The clustering coefficient (specifically here we calculate the local clustering coefficient), measures the degree to which the node tends to form a clique with its neighbors and is a value in the range [0-1].


Centrality

Centrality allows us to understand how important the KG is inside the graph and it is also a value between [0-1]. A higher centrality means a higher importance of the node, that is, it is involved in many connections.

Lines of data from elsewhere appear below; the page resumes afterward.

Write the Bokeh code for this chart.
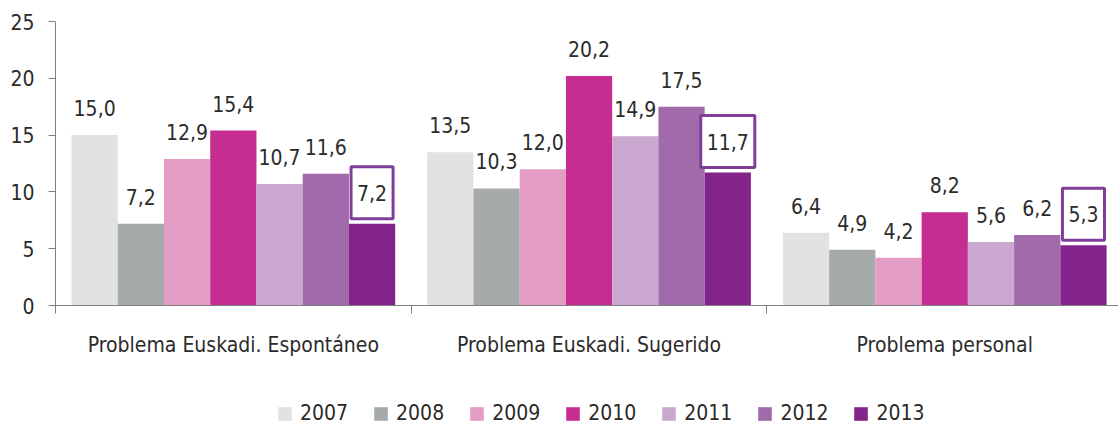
from bokeh.plotting import figure
from bokeh.layouts import column
from bokeh.models import ColumnDataSource, FixedTicker, Legend, LegendItem, Range1d
from bokeh.core.properties import value
from bokeh.embed import file_html
from bokeh.resources import INLINE

categories = ["Problema Euskadi. Espontáneo", "Problema Euskadi. Sugerido", "Problema personal"]
years = ["2007", "2008", "2009", "2010", "2011", "2012", "2013"]
colors = ["#e2e2e2", "#a7aaab", "#e39dc5", "#c62d91", "#cba8d0", "#a06aab", "#82248a"]
values = {
    "2007": [15.0, 13.5, 6.4],
    "2008": [7.2, 10.3, 4.9],
    "2009": [12.9, 12.0, 4.2],
    "2010": [15.4, 20.2, 8.2],
    "2011": [10.7, 14.9, 5.6],
    "2012": [11.6, 17.5, 6.2],
    "2013": [7.2, 11.7, 5.3],
}
y_ticks = [0, 5, 10, 15, 20, 25]

FONT = "DejaVu Sans Condensed, Liberation Sans Narrow, Roboto"
TXT = "#2b2b2b"
W = 1118

p = figure(width=W, height=374, output_backend="svg", toolbar_location=None,
           x_range=Range1d(0, (W - 55) / 355.7), y_range=Range1d(0, 25),
           min_border_left=55, min_border_top=21, min_border_right=0,
           min_border_bottom=69)
p.outline_line_color = None
p.xgrid.visible = False
p.ygrid.visible = False

bw = 0.13
for j, yr in enumerate(years):
    xs = [i + 0.5 + (j - 3) * bw for i in range(len(categories))]
    vals = values[yr]
    labels = [f"{v:.1f}".replace(".", ",") for v in vals]
    src = ColumnDataSource(dict(x=xs, top=vals, lab=labels))
    p.vbar(x="x", top="top", width=bw, bottom=0, source=src,
           fill_color=colors[j], line_color=None)
    if yr == "2013":
        p.text(x="x", y="top", text="lab", source=src, text_align="center",
               text_baseline="middle", y_offset=-31, text_font=value(FONT),
               text_font_size="21px", text_color=TXT,
               background_fill_color="white", border_line_color="#7f3f98",
               border_line_width=3,
               padding=dict(left=6, right=6, top=18, bottom=18))
    else:
        p.text(x="x", y="top", text="lab", source=src, text_align="center",
               text_baseline="middle", y_offset=-27, text_font=value(FONT),
               text_font_size="21px", text_color=TXT)

# y axis
ya = p.yaxis[0]
ya.ticker = FixedTicker(ticks=y_ticks)
ya.axis_line_color = "#808080"
ya.major_tick_line_color = "#808080"
ya.major_tick_in = 0
ya.major_tick_out = 7
ya.minor_tick_line_color = None
ya.major_label_text_font = FONT
ya.major_label_text_font_size = "21px"
ya.major_label_text_color = TXT
ya.major_label_standoff = 14

# x axis
xa = p.xaxis[0]
xa.ticker = FixedTicker(ticks=[i + 0.5 for i in range(len(categories))],
                        minor_ticks=[0, 1, 2, 3])
xa.major_label_overrides = {i + 0.5: c for i, c in enumerate(categories)}
xa.axis_line_color = "#808080"
xa.major_tick_line_color = None
xa.major_tick_in = 0
xa.major_tick_out = 0
xa.minor_tick_line_color = "#808080"
xa.minor_tick_in = 0
xa.minor_tick_out = 8
xa.major_label_text_font = FONT
xa.major_label_text_font_size = "21px"
xa.major_label_text_color = TXT
xa.major_label_standoff = 19

# legend in a strip below (proxy bars of zero height)
lg = figure(width=W, height=52, output_backend="svg", toolbar_location=None,
            x_range=Range1d(0, 1), y_range=Range1d(0, 1),
            x_axis_location=None, y_axis_location=None,
            min_border_left=0, min_border_right=0, min_border_top=0,
            min_border_bottom=0)
lg.outline_line_color = None
lg.xgrid.visible = False
lg.ygrid.visible = False
items = []
for j, yr in enumerate(years):
    r = lg.vbar(x=[0], top=[0], bottom=0, width=0.01,
                fill_color=colors[j], line_color=None)
    items.append(LegendItem(label=yr, renderers=[r]))
legend = Legend(items=items, orientation="horizontal", location=(221, 1),
                label_text_font=FONT, label_text_font_size="21px",
                label_text_color=TXT, glyph_width=17, glyph_height=17,
                label_standoff=7, spacing=24, border_line_color=None,
                background_fill_alpha=0, padding=0, margin=0)
lg.add_layout(legend, "center")

open("out.html", "w").write(file_html(column(p, lg, spacing=0), INLINE))
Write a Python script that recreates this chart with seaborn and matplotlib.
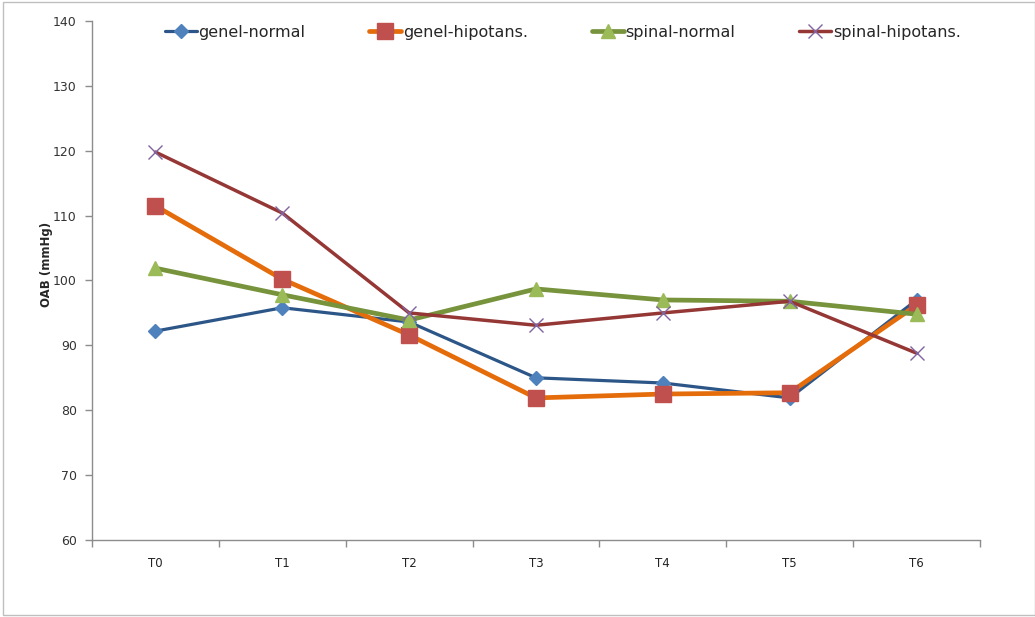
import matplotlib
matplotlib.use("Agg")
import matplotlib.pyplot as plt
from matplotlib.patches import Rectangle
from matplotlib.ticker import FixedLocator, NullFormatter
import seaborn as sns
import pandas as pd

times = ["T0", "T1", "T2", "T3", "T4", "T5", "T6"]
genel_normal = [92.2, 95.8, 93.6, 85.0, 84.2, 81.9, 97.0]
genel_hipotans = [111.5, 100.2, 91.6, 81.9, 82.5, 82.7, 96.2]
spinal_normal = [101.9, 97.8, 93.9, 98.7, 97.0, 96.8, 94.8]
spinal_hipotans = [119.8, 110.4, 95.0, 93.1, 95.0, 96.8, 88.8]
series_names = ["genel-normal", "genel-hipotans.", "spinal-normal", "spinal-hipotans."]

df = pd.DataFrame({
    "t": list(range(len(times))) * 4,
    "value": genel_normal + genel_hipotans + spinal_normal + spinal_hipotans,
    "group": sum([[n] * len(times) for n in series_names], []),
})

styles = {
    "genel-normal": dict(color="#2C5688", lw=2.3, marker="D", ms=7,
                         mfc="#4F81BD", mec="#4F81BD", mew=1),
    "genel-hipotans.": dict(color="#E46C0A", lw=3.4, marker="s", ms=11,
                            mfc="#C0504D", mec="#C0504D", mew=1),
    "spinal-normal": dict(color="#77933C", lw=3.4, marker="^", ms=10,
                          mfc="#9BBB59", mec="#9BBB59", mew=1),
    "spinal-hipotans.": dict(color="#953735", lw=2.5, marker="x", ms=10,
                             mfc="#8064A2", mec="#8064A2", mew=1),
}

sns.set_style("white")
plt.rcParams["font.family"] = ["DejaVu Sans"]

fig = plt.figure(figsize=(10.35, 6.17), dpi=100)
ax = fig.add_axes([92 / 1035, 1 - 540 / 617, 888 / 1035, 519 / 617])

for name in series_names:
    s = styles[name]
    sub = df[df["group"] == name]
    sns.lineplot(data=sub, x="t", y="value", ax=ax, color=s["color"],
                 linewidth=s["lw"], marker=s["marker"], markersize=s["ms"],
                 markerfacecolor=s["mfc"], markeredgecolor=s["mec"],
                 markeredgewidth=s["mew"], label=name, zorder=3)

ax.set_xlim(-0.5, len(times) - 0.5)
ax.set_ylim(60, 140)
ax.set_yticks(range(60, 141, 10))
ax.set_xticks(range(len(times)))
ax.set_xticklabels(times)
ax.xaxis.set_minor_locator(FixedLocator([i - 0.5 for i in range(len(times) + 1)]))
ax.xaxis.set_minor_formatter(NullFormatter())
ax.tick_params(axis="x", which="major", length=0, pad=12, labelsize=8.5,
               labelcolor="#222222")
ax.tick_params(axis="x", which="minor", length=5, width=1, color="#8C8C8C",
               direction="out", bottom=True)
ax.tick_params(axis="y", length=5, width=1, color="#8C8C8C", direction="out",
               left=True, labelsize=9, labelcolor="#333333", pad=6)

for side in ["top", "right"]:
    ax.spines[side].set_visible(False)
for side in ["left", "bottom"]:
    ax.spines[side].set_color("#8C8C8C")
    ax.spines[side].set_linewidth(1)

ax.set_xlabel("")
ax.set_ylabel("OAB (mmHg)", fontsize=8.5, fontweight="bold")
ax.yaxis.set_label_coords(-0.044, 0.53)

leg = ax.legend(loc="upper left", bbox_to_anchor=(0.066, 1.02), ncol=4,
                frameon=False, handlelength=2.0, handletextpad=0.1,
                columnspacing=4.0, prop={"size": 11.5})

fig.patches.append(Rectangle((3 / 1035, 2 / 617), 1 - 3 / 1035, 1 - 4 / 617,
                             transform=fig.transFigure, fill=False,
                             edgecolor="#BFBFBF", linewidth=1))

fig.savefig("out.png", dpi=100)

Instead, the lower it is, the more it means that those node is in the peripheral areas of the graph.


sameAs chains

In this case we use the following query which counts the number of triples that have the owl:sameAs predicate.

PREFIX owl: <http://www.w3.org/2002/07/owl#>
SELECT (COUNT(?o) AS ?triples)
WHERE {
?s owl:sameAs ?o
}

To quantize this metric we use the following formula where $|T_{KG}|$ is the number of triples in the KG and nSameAs is the output of the previous query:

\[m_{sameAS} = \frac{nSameAs}{T_{KG}}\]

Skos mapping properties

In this case we use the following query which counts the number of triples that have the following owl:sameAs predicates:

  • skos:closeMatch
  • skos:exactMatch
  • skos:broadMatch
  • skos:narrowMatch
  • skos:relatedMatch
PREFIX skos: <http://www.w3.org/2004/02/skos/core#>
SELECT (COUNT(?o) AS ?triples)
WHERE {
        {?s skos:closeMatch ?o}
        UNION   
        {?s skos:exactMatch ?o}
        UNION   
        {?s skos:broadMatch ?o}
        UNION   
        {?s skos:narrowMatch ?o}
        UNION   
        {?s skos:relatedMatch ?o}
}

To quantize this metric we use the following formula where $|T_{KG}|$ is the number of triples in the KG and nSkosPr is the output of the previous query:

\[m_{skosValue} = \frac{nSkosPr}{T_{KG}}\]